In Erinnerung bleiben noch einige weitere Szenen, in denen Molière gutes Schauspieler-Komödienfutter lieferte: Karin Neuhäusers keifende Madame Pernelle, die ihrer Familie die Leviten liest, ist ein vielversprechender Beginn. Victoria Trautmannsdorff hat als vorlaute Zofe Dorine, die den Herrschaften den Spiegel vorhält, die Sympathien des Publikums auf ihrer Seite. Lisa Hagmeister darf ein schönes Verführungsduett mit Jörg Pohl auf die Bühne zaubern.

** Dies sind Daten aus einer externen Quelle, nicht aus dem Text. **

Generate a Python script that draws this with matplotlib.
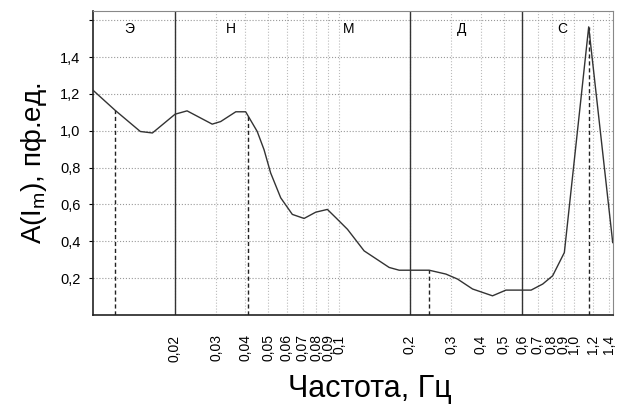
import numpy as np
import matplotlib
matplotlib.use("Agg")
import matplotlib.pyplot as plt

plt.rcParams['font.family'] = ['Liberation Sans', 'DejaVu Sans']

# --- данные кривой ---
freq = [0.009, 0.0112, 0.0143, 0.0161, 0.0201, 0.0226, 0.0289, 0.0314, 0.0364,
        0.0401, 0.0449, 0.048, 0.0512, 0.0565, 0.0633, 0.071, 0.0796, 0.0892,
        0.0969, 0.1086, 0.1278, 0.1633, 0.1801, 0.2416, 0.2846, 0.3188,
        0.3694, 0.449, 0.512, 0.655, 0.734, 0.809, 0.907, 1.151, 1.456]
amp = [1.22, 1.11, 0.996, 0.988, 1.09, 1.108, 1.036, 1.05, 1.103,
       1.103, 0.996, 0.897, 0.771, 0.636, 0.546, 0.524, 0.558, 0.573,
       0.528, 0.465, 0.348, 0.258, 0.243, 0.243, 0.222, 0.195,
       0.141, 0.104, 0.135, 0.135, 0.168, 0.213, 0.339, 1.564, 0.393]

# границы диапазонов и отметки максимумов
borders = [0.02, 0.2, 0.6]
markers = [0.0112, 0.041, 0.2416, 1.151]
ranges = ['Э', 'Н', 'М', 'Д', 'С']
range_x = [0.0128, 0.0347, 0.110, 0.331, 0.89]

xticks = [0.02, 0.03, 0.04, 0.05, 0.06, 0.07, 0.08, 0.09, 0.1,
          0.2, 0.3, 0.4, 0.5, 0.6, 0.7, 0.8, 0.9, 1.0, 1.2, 1.4]
yticks = [0.2, 0.4, 0.6, 0.8, 1.0, 1.2, 1.4, 1.6]

fig = plt.figure(figsize=(6.25, 4.08), dpi=100)
ax = fig.add_axes([0.1488, 0.228, 0.832, 0.745])

ax.set_xscale('log')
ax.set_xlim(0.009, 1.46)
ax.set_ylim(0, 1.65)

# сетка
for t in xticks:
    ax.axvline(t, color='#bbbbbb', lw=0.8, ls=':', zorder=1)
for t in yticks:
    ax.axhline(t, color='#999999', lw=0.8, ls=':', zorder=1)

for b in borders:
    ax.axvline(b, color='#333333', lw=1.0, zorder=2)

for m in markers:
    ytop = np.interp(np.log10(m), np.log10(freq), amp)
    ax.vlines(m, 0, ytop, color='#222222', lw=1.0, ls=(0, (3, 2)), zorder=2)

ax.plot(freq, amp, color='#333333', lw=1.0, zorder=3)

for name, xr in zip(ranges, range_x):
    ax.text(xr, 1.555, name, ha='center', va='center', fontsize=10)

ax.set_xticks(xticks)
ax.set_xticklabels([('%g' % t).replace('.', ',') if t != 1.0 else '1,0' for t in xticks],
                   rotation=90, fontsize=10)
ax.xaxis.set_minor_locator(matplotlib.ticker.NullLocator())
ax.set_yticks(yticks)
ax.set_yticklabels([('%.1f' % t).replace('.', ',') if t < 1.5 else '' for t in yticks],
                   fontsize=10.5)
ax.tick_params(axis='x', length=0, pad=14)
ax.tick_params(axis='y', length=3, pad=6)

for s in ['top', 'right']:
    ax.spines[s].set_color('#888888')
for s in ['left', 'bottom']:
    ax.spines[s].set_color('#222222')
    ax.spines[s].set_linewidth(1.2)

ax.set_xlabel('Частота, Гц', fontsize=22, labelpad=2)
ax.xaxis.set_label_coords(0.533, -0.195)
ax.xaxis.label.set_va('top')
ax.set_ylabel(r'A(I$_\mathregular{m}$), пф.ед.', fontsize=20, labelpad=8)

fig.savefig('out.png', dpi=100)
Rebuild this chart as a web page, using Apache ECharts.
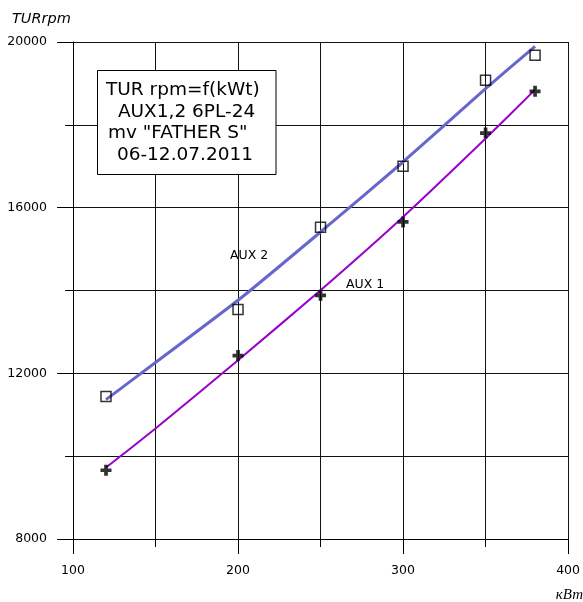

Überraschend bieder und sehr nah an der Vorlage aus dem französischen Absolutismus brachte Stefan Pucher den Klassiker auf die Bühne. Als Clou seiner Inszenierung lässt er seine Schauspieler zu Soloauftritten mit leicht verfremdeten, neu arrangierten ABBA-Songs an die Rampe treten. Manchmal sind die Zeilen der schwedischen Pop-Superstars der 70er Jahre ein pfiffiger Kommentar zu Molierès Versen. In anderen Fällen fehlt ein überzeugender Bezug zwischen der Komödienhandlung und dem Popsong, dann dient ABBA nur als willkommene Auflockerung des ansonsten sehr konventionell dargebotenen Schauspiels. Der Haken an diesem Regieeinfall ist, dass die Schauspieler bei diesen Musikeinlagen teilweise an ihre Grenzen stoßen.